• [TASK OBJECTIVE] Each line from the top of the listing through the one holding "3295, 3320, 3325];" should be restated word for word, with nothing added and no pictures.

• [MATERIAL]

▬▬▬▬▬▬▬▬▬▬

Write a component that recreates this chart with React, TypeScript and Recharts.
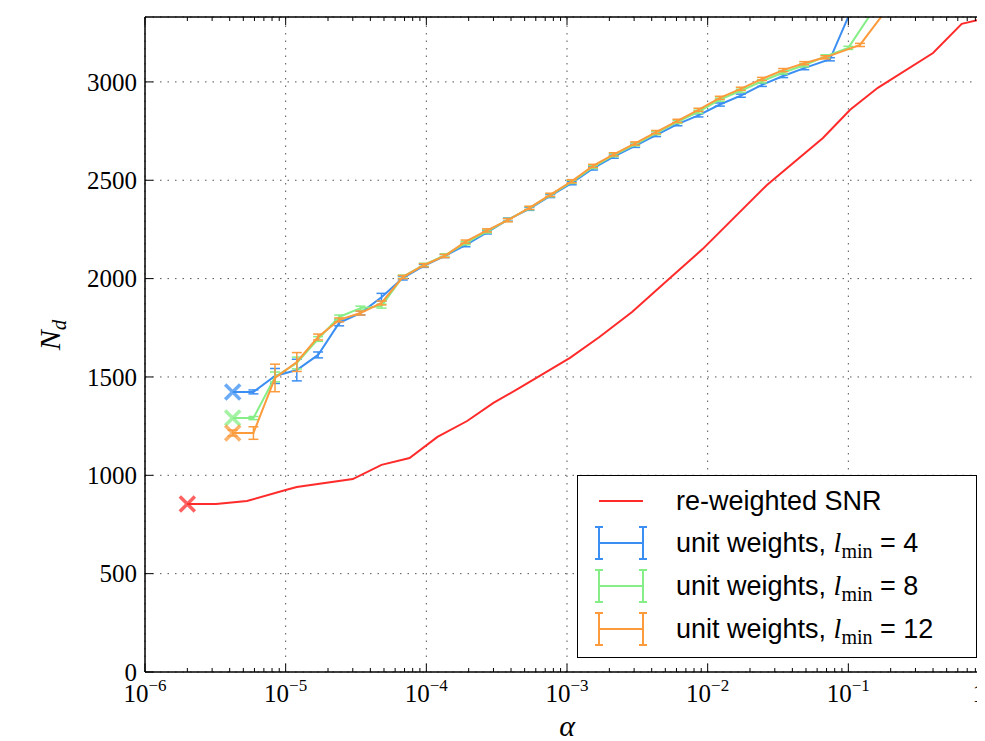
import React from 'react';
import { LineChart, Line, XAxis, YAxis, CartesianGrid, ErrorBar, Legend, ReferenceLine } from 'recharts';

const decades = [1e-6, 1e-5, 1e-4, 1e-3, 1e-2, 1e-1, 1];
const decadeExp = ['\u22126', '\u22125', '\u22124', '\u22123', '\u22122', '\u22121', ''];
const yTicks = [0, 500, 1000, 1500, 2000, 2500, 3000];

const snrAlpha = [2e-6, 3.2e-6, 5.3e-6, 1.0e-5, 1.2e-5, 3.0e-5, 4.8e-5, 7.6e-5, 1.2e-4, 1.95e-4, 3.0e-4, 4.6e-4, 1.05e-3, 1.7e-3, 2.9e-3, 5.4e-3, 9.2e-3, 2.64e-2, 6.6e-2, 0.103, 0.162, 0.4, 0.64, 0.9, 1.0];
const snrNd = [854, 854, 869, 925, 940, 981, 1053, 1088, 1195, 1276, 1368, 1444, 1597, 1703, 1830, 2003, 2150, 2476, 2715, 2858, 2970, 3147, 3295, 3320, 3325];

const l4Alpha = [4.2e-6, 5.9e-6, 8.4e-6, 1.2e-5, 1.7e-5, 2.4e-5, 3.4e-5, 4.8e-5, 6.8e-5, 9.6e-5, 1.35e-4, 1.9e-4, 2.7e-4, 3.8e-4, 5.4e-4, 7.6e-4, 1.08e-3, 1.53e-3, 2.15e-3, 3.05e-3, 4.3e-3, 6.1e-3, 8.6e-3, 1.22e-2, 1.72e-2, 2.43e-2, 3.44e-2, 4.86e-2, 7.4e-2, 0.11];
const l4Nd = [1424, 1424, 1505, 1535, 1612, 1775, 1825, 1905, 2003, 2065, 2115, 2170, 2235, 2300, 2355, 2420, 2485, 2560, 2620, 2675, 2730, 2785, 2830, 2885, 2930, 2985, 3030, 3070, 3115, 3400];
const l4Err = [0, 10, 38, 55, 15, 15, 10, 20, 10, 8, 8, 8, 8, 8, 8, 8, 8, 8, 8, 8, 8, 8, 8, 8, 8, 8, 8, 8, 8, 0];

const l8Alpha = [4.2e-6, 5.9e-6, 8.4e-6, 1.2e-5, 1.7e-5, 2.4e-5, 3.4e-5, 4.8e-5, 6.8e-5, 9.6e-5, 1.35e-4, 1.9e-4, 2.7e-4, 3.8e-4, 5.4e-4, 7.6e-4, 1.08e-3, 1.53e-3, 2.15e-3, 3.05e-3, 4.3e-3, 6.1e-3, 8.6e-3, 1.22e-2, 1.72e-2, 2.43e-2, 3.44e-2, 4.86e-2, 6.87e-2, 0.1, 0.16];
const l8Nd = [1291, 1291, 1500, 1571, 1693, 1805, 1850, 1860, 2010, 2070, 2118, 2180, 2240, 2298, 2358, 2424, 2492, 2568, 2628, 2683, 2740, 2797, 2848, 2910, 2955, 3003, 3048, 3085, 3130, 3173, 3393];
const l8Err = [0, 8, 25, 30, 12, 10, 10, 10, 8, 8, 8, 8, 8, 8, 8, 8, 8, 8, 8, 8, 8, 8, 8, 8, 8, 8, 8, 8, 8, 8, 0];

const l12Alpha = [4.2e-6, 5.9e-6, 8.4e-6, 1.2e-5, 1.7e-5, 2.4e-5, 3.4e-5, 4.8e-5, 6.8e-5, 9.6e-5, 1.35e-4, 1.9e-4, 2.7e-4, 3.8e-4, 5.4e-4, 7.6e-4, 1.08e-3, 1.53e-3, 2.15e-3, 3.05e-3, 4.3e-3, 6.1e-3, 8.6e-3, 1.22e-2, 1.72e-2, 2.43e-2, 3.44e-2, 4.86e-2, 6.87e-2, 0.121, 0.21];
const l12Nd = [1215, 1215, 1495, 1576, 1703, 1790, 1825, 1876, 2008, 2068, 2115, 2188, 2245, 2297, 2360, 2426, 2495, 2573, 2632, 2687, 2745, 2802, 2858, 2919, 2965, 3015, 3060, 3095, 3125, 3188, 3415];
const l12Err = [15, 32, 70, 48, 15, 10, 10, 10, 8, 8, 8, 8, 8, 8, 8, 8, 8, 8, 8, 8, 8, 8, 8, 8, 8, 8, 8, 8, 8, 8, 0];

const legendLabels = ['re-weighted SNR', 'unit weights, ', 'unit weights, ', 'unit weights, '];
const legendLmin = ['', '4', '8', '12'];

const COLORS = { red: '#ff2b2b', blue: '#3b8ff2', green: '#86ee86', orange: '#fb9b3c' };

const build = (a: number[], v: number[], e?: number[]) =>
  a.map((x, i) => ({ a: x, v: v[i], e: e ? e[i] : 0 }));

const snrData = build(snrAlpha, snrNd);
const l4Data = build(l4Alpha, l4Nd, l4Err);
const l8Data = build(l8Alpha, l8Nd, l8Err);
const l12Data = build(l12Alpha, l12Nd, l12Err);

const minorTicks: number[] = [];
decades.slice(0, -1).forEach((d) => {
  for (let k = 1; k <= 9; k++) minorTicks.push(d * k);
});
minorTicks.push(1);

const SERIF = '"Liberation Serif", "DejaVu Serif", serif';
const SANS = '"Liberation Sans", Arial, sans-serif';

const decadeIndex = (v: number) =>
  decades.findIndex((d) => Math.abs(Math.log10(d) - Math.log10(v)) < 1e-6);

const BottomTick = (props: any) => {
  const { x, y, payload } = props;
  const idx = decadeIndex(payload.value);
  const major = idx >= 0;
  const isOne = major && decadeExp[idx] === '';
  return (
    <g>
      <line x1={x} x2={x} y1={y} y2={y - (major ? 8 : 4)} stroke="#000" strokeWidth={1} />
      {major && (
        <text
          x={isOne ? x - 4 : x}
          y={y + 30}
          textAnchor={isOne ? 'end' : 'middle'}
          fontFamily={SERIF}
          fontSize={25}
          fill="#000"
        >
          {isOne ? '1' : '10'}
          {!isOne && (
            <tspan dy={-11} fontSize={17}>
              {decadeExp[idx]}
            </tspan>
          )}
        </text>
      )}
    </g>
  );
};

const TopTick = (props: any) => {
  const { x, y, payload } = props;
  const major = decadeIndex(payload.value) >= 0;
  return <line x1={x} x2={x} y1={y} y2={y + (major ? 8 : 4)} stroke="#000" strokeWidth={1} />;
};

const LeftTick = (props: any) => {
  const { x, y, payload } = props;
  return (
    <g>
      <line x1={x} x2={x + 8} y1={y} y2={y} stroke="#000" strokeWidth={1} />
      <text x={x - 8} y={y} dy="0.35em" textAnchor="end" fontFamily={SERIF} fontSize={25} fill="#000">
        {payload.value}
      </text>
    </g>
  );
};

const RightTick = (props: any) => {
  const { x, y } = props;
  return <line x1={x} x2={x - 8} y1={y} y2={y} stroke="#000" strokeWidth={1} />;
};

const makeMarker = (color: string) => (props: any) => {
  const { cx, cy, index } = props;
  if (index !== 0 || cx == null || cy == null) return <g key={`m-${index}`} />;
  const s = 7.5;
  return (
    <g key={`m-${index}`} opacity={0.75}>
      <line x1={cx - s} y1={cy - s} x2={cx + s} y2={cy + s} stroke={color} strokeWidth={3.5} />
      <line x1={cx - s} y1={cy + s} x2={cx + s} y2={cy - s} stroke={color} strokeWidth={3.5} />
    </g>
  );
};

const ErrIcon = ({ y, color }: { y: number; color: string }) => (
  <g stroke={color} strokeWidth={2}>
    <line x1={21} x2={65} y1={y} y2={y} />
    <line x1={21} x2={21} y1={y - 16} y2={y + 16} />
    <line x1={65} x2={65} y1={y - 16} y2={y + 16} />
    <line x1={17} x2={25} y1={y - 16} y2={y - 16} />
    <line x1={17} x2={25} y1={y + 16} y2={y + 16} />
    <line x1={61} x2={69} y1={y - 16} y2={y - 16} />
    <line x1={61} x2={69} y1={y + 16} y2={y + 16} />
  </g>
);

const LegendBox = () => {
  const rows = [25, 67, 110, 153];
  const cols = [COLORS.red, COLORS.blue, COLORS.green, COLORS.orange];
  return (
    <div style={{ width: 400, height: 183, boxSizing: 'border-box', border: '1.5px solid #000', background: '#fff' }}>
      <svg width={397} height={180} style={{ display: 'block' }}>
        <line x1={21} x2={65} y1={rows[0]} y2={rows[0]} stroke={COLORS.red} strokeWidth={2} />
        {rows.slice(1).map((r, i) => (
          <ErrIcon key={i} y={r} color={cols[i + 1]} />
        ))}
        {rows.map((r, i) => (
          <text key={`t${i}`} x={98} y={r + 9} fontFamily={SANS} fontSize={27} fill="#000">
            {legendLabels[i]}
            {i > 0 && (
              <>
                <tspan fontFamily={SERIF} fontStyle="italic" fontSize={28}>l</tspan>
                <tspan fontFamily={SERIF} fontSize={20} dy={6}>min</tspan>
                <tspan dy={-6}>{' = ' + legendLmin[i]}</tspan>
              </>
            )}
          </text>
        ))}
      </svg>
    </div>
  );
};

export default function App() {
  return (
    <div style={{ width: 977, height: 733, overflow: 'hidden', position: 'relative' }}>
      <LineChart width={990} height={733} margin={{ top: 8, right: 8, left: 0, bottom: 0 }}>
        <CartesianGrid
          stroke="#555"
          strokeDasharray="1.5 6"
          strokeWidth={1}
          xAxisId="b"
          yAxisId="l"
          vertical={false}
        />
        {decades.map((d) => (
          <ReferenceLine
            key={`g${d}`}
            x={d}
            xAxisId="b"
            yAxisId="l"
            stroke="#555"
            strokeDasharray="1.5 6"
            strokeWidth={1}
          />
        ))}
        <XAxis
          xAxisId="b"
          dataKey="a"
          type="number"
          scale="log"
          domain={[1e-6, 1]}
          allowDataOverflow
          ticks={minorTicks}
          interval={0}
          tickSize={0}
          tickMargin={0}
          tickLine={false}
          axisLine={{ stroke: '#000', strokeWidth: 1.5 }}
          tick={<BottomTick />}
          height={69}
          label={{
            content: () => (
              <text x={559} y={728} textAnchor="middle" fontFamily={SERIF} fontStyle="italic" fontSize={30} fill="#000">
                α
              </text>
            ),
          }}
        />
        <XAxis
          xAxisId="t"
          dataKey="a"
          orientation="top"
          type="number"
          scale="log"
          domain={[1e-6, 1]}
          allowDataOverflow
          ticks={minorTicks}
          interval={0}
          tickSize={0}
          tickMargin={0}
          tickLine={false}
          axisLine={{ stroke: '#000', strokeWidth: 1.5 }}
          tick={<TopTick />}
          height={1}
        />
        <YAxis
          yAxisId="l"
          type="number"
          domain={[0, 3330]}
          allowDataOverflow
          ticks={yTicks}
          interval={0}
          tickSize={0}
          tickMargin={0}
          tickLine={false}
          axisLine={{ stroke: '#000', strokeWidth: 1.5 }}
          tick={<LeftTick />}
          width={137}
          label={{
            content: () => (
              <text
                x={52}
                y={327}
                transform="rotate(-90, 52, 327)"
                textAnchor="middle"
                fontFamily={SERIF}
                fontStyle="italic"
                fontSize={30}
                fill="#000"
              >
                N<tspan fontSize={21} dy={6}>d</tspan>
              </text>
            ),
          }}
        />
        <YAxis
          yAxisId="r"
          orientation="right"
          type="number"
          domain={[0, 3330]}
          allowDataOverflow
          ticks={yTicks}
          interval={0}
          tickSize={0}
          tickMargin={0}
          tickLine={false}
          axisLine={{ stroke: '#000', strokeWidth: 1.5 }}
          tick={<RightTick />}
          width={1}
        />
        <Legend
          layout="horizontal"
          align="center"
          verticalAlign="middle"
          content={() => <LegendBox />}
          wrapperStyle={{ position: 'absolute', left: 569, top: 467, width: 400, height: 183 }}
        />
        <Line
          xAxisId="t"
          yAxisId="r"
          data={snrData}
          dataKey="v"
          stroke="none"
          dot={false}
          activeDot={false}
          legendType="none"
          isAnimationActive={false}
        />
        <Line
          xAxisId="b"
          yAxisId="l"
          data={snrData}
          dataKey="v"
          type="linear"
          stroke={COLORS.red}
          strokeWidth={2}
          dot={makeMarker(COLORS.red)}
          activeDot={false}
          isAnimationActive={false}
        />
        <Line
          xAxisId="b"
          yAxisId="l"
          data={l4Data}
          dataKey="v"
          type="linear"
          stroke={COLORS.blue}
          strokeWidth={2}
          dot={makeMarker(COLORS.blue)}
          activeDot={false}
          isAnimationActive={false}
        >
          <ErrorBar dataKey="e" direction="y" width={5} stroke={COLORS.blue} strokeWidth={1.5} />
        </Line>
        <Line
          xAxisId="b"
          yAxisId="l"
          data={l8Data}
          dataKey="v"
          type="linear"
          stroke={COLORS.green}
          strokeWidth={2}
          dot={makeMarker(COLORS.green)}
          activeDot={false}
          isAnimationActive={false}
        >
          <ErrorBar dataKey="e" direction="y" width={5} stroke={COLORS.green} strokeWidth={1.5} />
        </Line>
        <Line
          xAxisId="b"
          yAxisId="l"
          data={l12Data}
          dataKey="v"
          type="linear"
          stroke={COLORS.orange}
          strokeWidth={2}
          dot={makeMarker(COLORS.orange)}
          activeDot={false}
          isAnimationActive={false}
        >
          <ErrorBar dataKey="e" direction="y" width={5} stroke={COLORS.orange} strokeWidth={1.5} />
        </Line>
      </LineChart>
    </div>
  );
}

▬▬▬▬▬▬▬▬▬▬

• [RESULT OF THIS TASK]
Write a component that recreates this chart with React, TypeScript and Recharts.
import React from 'react';
import { LineChart, Line, XAxis, YAxis, CartesianGrid, ErrorBar, Legend, ReferenceLine } from 'recharts';

const decades = [1e-6, 1e-5, 1e-4, 1e-3, 1e-2, 1e-1, 1];
const decadeExp = ['\u22126', '\u22125', '\u22124', '\u22123', '\u22122', '\u22121', ''];
const yTicks = [0, 500, 1000, 1500, 2000, 2500, 3000];

const snrAlpha = [2e-6, 3.2e-6, 5.3e-6, 1.0e-5, 1.2e-5, 3.0e-5, 4.8e-5, 7.6e-5, 1.2e-4, 1.95e-4, 3.0e-4, 4.6e-4, 1.05e-3, 1.7e-3, 2.9e-3, 5.4e-3, 9.2e-3, 2.64e-2, 6.6e-2, 0.103, 0.162, 0.4, 0.64, 0.9, 1.0];
const snrNd = [854, 854, 869, 925, 940, 981, 1053, 1088, 1195, 1276, 1368, 1444, 1597, 1703, 1830, 2003, 2150, 2476, 2715, 2858, 2970, 3147, 3295, 3320, 3325];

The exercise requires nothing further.